Entries with chart source code
● ● ● ● ●
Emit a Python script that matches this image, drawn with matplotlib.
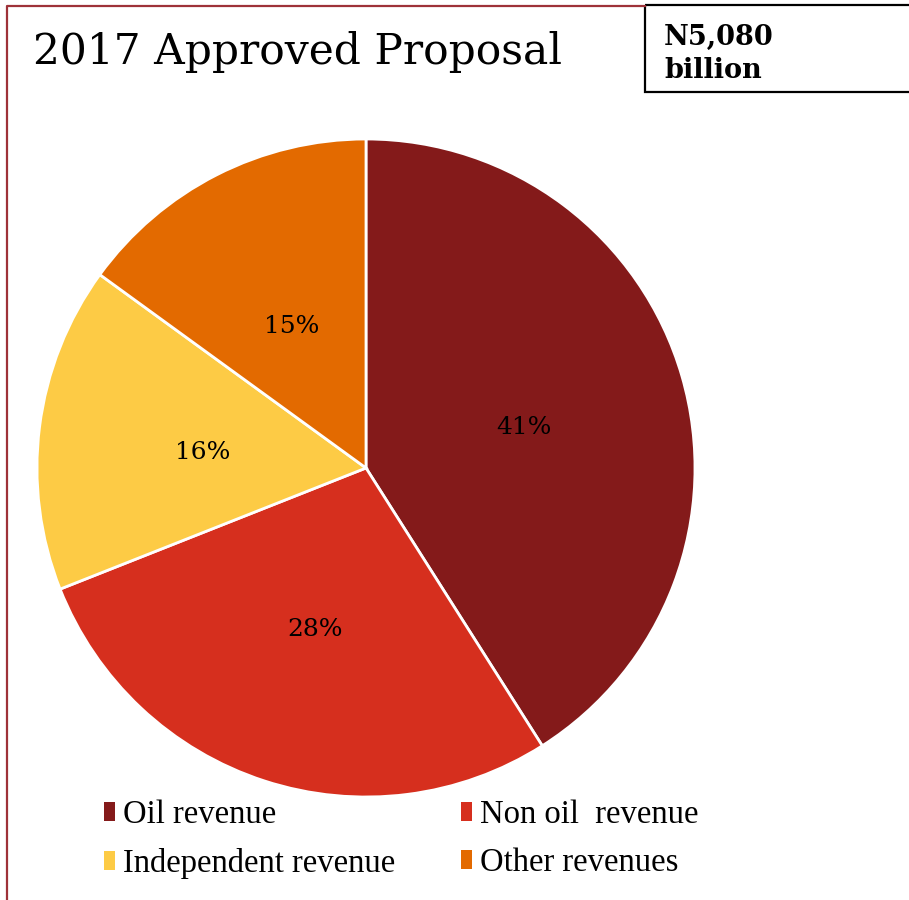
import matplotlib
matplotlib.use("Agg")
import matplotlib.pyplot as plt
from matplotlib.patches import Rectangle
from matplotlib.lines import Line2D

W, H, DPI = 909, 900, 100

# revenue shares of the 2017 approved budget proposal
labels = ["Oil revenue", "Non oil  revenue", "Independent revenue", "Other revenues"]
shares = [41, 28, 16, 15]
colors = ["#841a1a", "#d62f1e", "#fdcb45", "#e36a00"]
title = "2017 Approved Proposal"
total = "N5,080\nbillion"

fig = plt.figure(figsize=(W / DPI, H / DPI), dpi=DPI)

# frame: dark red rule across the top and down the left side
frame = fig.add_axes([0, 0, 1, 1])
frame.set_xlim(0, W); frame.set_ylim(H, 0); frame.axis("off")
frame.add_line(Line2D([7, 7, 645], [H, 6, 6], color="#9e3238", lw=1.6))
frame.add_patch(Rectangle((645, 5), 280, 87, fill=False, edgecolor="black", lw=1.6))
frame.text(33, 52, title, fontsize=30.5, family="DejaVu Serif", va="center", ha="left")
frame.text(664, 54, total, fontsize=19.5, family="DejaVu Serif", fontweight="bold",
           va="center", ha="left", linespacing=1.3)

# pie
ax = fig.add_axes([37 / W, (H - 797) / H, 658 / W, 658 / H])
wedges, _, autotexts = ax.pie(
    shares, colors=colors, startangle=90, counterclock=False, radius=1,
    autopct=lambda p: f"{p:.0f}%", pctdistance=0.5,
    wedgeprops=dict(edgecolor="white", linewidth=2.0),
    textprops=dict(fontsize=18, family="DejaVu Serif", color="black"))
for t in autotexts:
    x, y = t.get_position()
    t.set_position((x, y - 0.015))
ax.set_xlim(-1, 1); ax.set_ylim(-1, 1); ax.set_aspect("equal")
ax.axis("off")

# legend, two rows: Oil / Non oil, Independent / Other
order = [0, 2, 1, 3]
leg = fig.legend([wedges[i] for i in order], [labels[i] for i in order],
                 ncol=2, loc="upper left", bbox_to_anchor=(75 / W, 1 - 770 / H),
                 frameon=False, prop=dict(family="Liberation Serif", size=23.5),
                 handlelength=0.33, handleheight=0.5, handletextpad=0.25,
                 columnspacing=2.0, labelspacing=0.55)
for h in leg.legend_handles:
    h.set_edgecolor("none")

fig.savefig("out.png", dpi=DPI)
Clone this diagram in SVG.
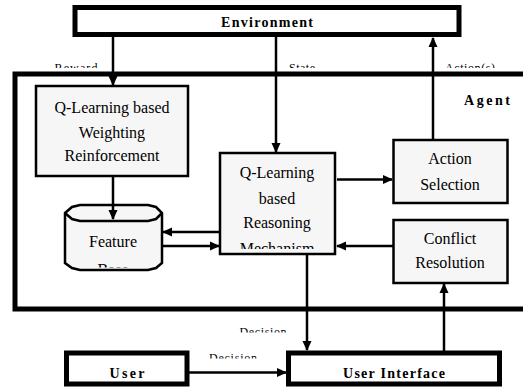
<svg xmlns="http://www.w3.org/2000/svg" width="523" height="387" viewBox="0 0 523 387">
<style>
.thick{fill:#fff;stroke:#000;stroke-width:5}
.box{fill:#f6f6f6;stroke:#000;stroke-width:2.5}
.t,.b,.lbl{font-family:'Liberation Serif',Tinos,'Times New Roman',Times,'Noto Serif','DejaVu Serif',serif;fill:#000;text-anchor:middle}
.t{font-size:16px}
.b{font-size:14px;font-weight:bold}
.lbl{font-size:12px}
.ln{fill:none;stroke:#000;stroke-width:2.5;marker-end:url(#ah)}
.pl{fill:none;stroke:#000;stroke-width:2.5}
</style>
<defs>
<marker id="ah" markerWidth="10" markerHeight="10" refX="9" refY="5" orient="auto" markerUnits="userSpaceOnUse">
<path d="M0,0.5 L10,5 L0,9.5 Z" fill="#000"/>
</marker>
<clipPath id="cRew"><rect x="0" y="0" width="523" height="68"/></clipPath>
<clipPath id="cFB"><rect x="0" y="0" width="523" height="267.5"/></clipPath>
<clipPath id="cQR"><rect x="0" y="0" width="523" height="249"/></clipPath>
<clipPath id="cD1"><rect x="0" y="0" width="523" height="332.5"/></clipPath>
<clipPath id="cD2"><rect x="0" y="0" width="523" height="358.5"/></clipPath>
</defs>

<g id="labels-top">
<text class="lbl" x="76" y="72" clip-path="url(#cRew)" textLength="43">Reward</text>
<text class="lbl" x="302" y="72" clip-path="url(#cRew)" textLength="26">State</text>
<text class="lbl" x="470" y="72" clip-path="url(#cRew)" textLength="50">Action(s)</text>
</g>

<g id="environment">
<rect class="thick" x="75" y="7.5" width="384" height="27"/>
<text class="b" x="267" y="26.5" textLength="92">Environment</text>
</g>

<g id="agent">
<rect class="thick" x="15" y="74" width="520" height="235"/>
<text class="b" x="487" y="105" textLength="46">Agent</text>
</g>

<g id="weighting">
<rect class="box" x="36" y="86" width="152" height="90"/>
<text class="t" x="112" y="113">Q-Learning based</text>
<text class="t" x="112" y="138">Weighting</text>
<text class="t" x="112" y="161">Reinforcement</text>
</g>

<g id="feature-base">
<path class="box" d="M65,213 L72,207 L80,205 L148,205 L156,207 L162,213 L162,263 L156,268 L148,270 L80,270 L72,268 L65,263 Z"/>
<path class="pl" d="M65,213 L72,219 L80,221 L148,221 L156,219 L162,213"/>
<text class="t" x="113" y="247">Feature</text>
<text class="t" x="113" y="275" clip-path="url(#cFB)">Base</text>
</g>

<g id="reasoning">
<rect class="box" x="220" y="153" width="115" height="101"/>
<text class="t" x="277" y="178">Q-Learning</text>
<text class="t" x="277" y="204">based</text>
<text class="t" x="277" y="228">Reasoning</text>
<text class="t" x="277" y="254" clip-path="url(#cQR)">Mechanism</text>
</g>

<g id="action-selection">
<rect class="box" x="393.5" y="140" width="114" height="63"/>
<text class="t" x="450" y="164">Action</text>
<text class="t" x="450" y="190">Selection</text>
</g>

<g id="conflict">
<rect class="box" x="393.5" y="220" width="114" height="63"/>
<text class="t" x="450" y="244">Conflict</text>
<text class="t" x="450" y="268">Resolution</text>
</g>

<g id="user">
<rect class="thick" x="66.5" y="353" width="120.5" height="31"/>
<text class="b" x="127" y="378" textLength="35">User</text>
</g>

<g id="user-interface">
<rect class="thick" x="288.5" y="353" width="211" height="31"/>
<text class="b" x="394" y="378" textLength="102">User Interface</text>
</g>

<g id="connectors">
<line class="ln" x1="113" y1="37" x2="113" y2="85"/>
<line class="ln" x1="276" y1="37" x2="276" y2="152"/>
<line class="ln" x1="433" y1="139" x2="433" y2="38"/>
<line class="ln" x1="113" y1="177" x2="113" y2="219"/>
<line class="ln" x1="220" y1="232" x2="163" y2="232"/>
<line class="ln" x1="162" y1="246" x2="219" y2="246"/>
<line class="ln" x1="337" y1="179.5" x2="392" y2="179.5"/>
<line class="ln" x1="393" y1="246" x2="337" y2="246"/>
<line class="ln" x1="307" y1="255" x2="307" y2="350"/>
<line class="ln" x1="444" y1="351" x2="444" y2="284"/>
<line class="ln" x1="189" y1="372.5" x2="286" y2="372.5"/>
<text class="lbl" x="263" y="336" clip-path="url(#cD1)" textLength="47">Decision</text>
<text class="lbl" x="233" y="362" clip-path="url(#cD2)" textLength="48">Decision</text>
</g>
</svg>
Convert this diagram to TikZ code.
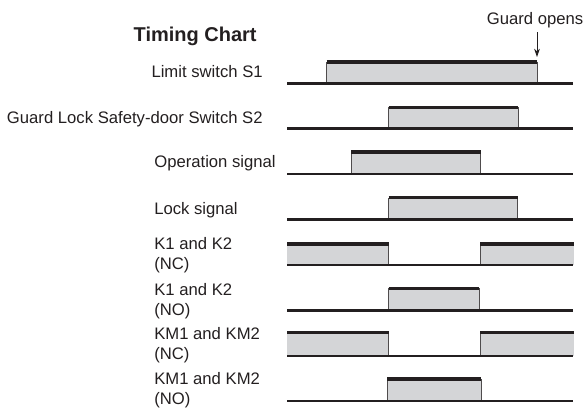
● ● ● ● ●
What this task involves:
Copy all lines of the listing above that contain the string "matplotlib".

Written reply:
Emit a Python script that matches this image, drawn with matplotlib.
import matplotlib
matplotlib.use("Agg")
import matplotlib.pyplot as plt
from matplotlib.patches import Rectangle
from matplotlib.lines import Line2D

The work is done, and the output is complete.